What is a data pipeline?

A data pipeline is the plumbing that moves data from where it is produced to where it is useful, applying whatever cleaning, reshaping, and combining it needs along the way. Instead of someone manually exporting a spreadsheet every Monday, a pipeline does it automatically, repeatedly, and on a defined trigger — pulling from sources, transforming the data, landing it somewhere durable, and exposing it to whoever consumes it. The word "pipeline" is literal: data flows through a series of connected stages, each one taking the previous stage's output as its input.

The stages: source to serve

Almost every pipeline, however it is built, walks through the same five stages:

flowchart TD
    SRC["Source: app DB, API, event stream, files"] --> ING["Ingest: pull or receive raw data"]
    ING --> TF["Transform: clean, type, join, aggregate"]
    TF --> ST["Store: warehouse, lake, or table format"]
    ST --> SV["Serve: dashboards, APIs, ML, reports"]
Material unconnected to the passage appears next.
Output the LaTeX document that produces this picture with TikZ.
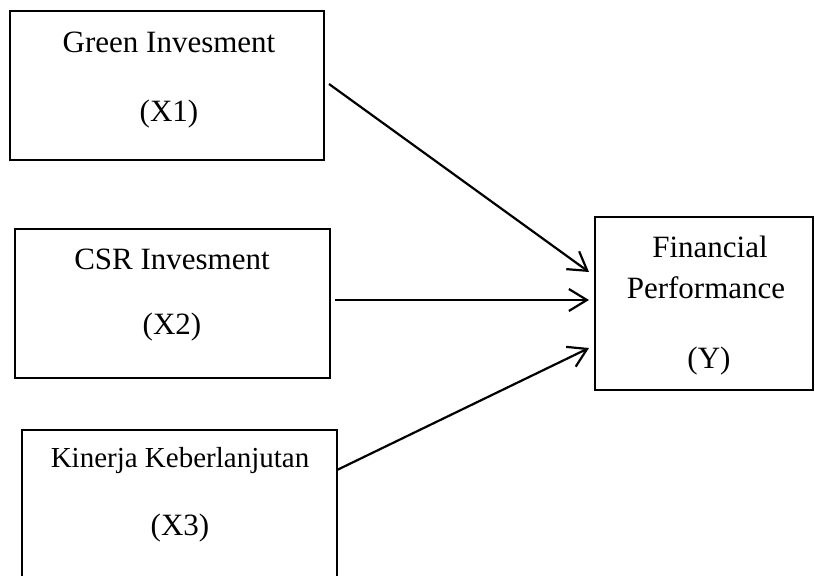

    %% color = reliability hinge of the pipeline
    classDef plain stroke:#7b88a1,stroke-width:2.5px
    classDef key stroke:#a3be8c,stroke-width:2.5px
    classDef warn stroke:#ebcb8b,stroke-width:2.5px
    class SRC,ING,ST,SV plain
    class TF key

Source. The system that produces data — an application database, a third-party API, an event stream, an SFTP drop of files. You usually do not control it, which is the root of most pipeline pain.
Ingest. Getting the raw data out and into your control, either by pulling it on a schedule or receiving it as it arrives. This is where ETL¹ and ELT differ: ETL transforms before loading, ELT loads raw first and transforms in place.
Transform. The actual work — cleaning nulls, enforcing types, deduplicating, joining datasets, aggregating into the shapes consumers need. This is the stage that holds business logic, which is why the diagram marks it as the hinge: get it wrong and everything downstream is wrong but still green.
Store. Landing the result somewhere durable and queryable — typically a data warehouse² for modelled analytics, or a lake for cheap open storage.
Serve. Exposing the data: BI dashboards, an API, a feature store for ML, a scheduled report. The stage that justifies the other four.

🔗 Learn more — ¹ What is ETL (and how is ELT different)?

🔗 Learn more — ² What is a data warehouse?

Batch vs streaming

Pipelines split into two shapes by when they move data. A batch pipeline processes data in chunks on a schedule — every hour, every night — and is the default for analytics because it is simpler to reason about, cheaper to run, and easy to re-run when something breaks. Batch processing³ trades freshness for simplicity: your numbers are correct as of the last run, not as of this second.

🔗 Learn more — ³ Batch vs stream processing

A streaming pipeline processes events continuously as they arrive, usually off a log like Kafka⁴, giving you second-level freshness at the cost of real operational complexity — handling out-of-order and late events, exactly-once semantics, and state that never stops. Stream processing earns its complexity only when staleness genuinely costs money (fraud detection, live inventory); for most reporting, batch is the honest choice.

🔗 Learn more — ⁴ What is Apache Kafka?

What keeps it from breaking

A pipeline that runs once is a script. A pipeline you can trust at 3am is engineered. The properties that separate the two:

Orchestration. Something has to decide what runs, when, and in what order — running transform only after ingest succeeds, and skipping serve if transform failed. This is the job of an orchestrator, which models the pipeline as a dependency graph and handles scheduling so steps don't run on stale or missing inputs.
Idempotency⁵. Re-running a step must produce the same result, not duplicate rows or double-counted totals. Idempotency is what makes retries safe — without it, the automatic recovery that should heal a pipeline instead corrupts it.
Retries. Transient failures (a timed-out API, a flaky network) are normal. A reliable pipeline retries them automatically with backoff instead of paging a human for a problem that fixes itself.
Observability. You need to know a run happened, how long it took, how many rows moved, and whether anything looked wrong — before a consumer notices the dashboard is empty. Logging, metrics, and data-quality checks are not optional polish; they are how you find out the pipeline broke.

🔗 Learn more — ⁵ What is idempotency (in data pipelines)?

Where pipelines rot

The honest part: pipelines decay, and they rarely do it loudly. The two classic killers are silent failures and schema drift. A silent failure is a run that "succeeds" while producing wrong or partial data — a transform that swallowed an error, a join that quietly dropped half the rows, a source that returned an empty file the pipeline happily loaded as zero. Nothing turns red; the numbers are simply wrong, and you find out weeks later when someone questions a report.

Schema drift is the upstream source changing without telling you — a renamed column, a type change, a new required field. Because you don't own the source, you find out when the pipeline ingests garbage or crashes. The defense is the same for both: validate inputs at ingest, assert on outputs after transform, and alert on the absence of expected data, not just on exceptions. A pipeline that only fails loudly when code throws is a pipeline already rotting quietly in the cases that matter most.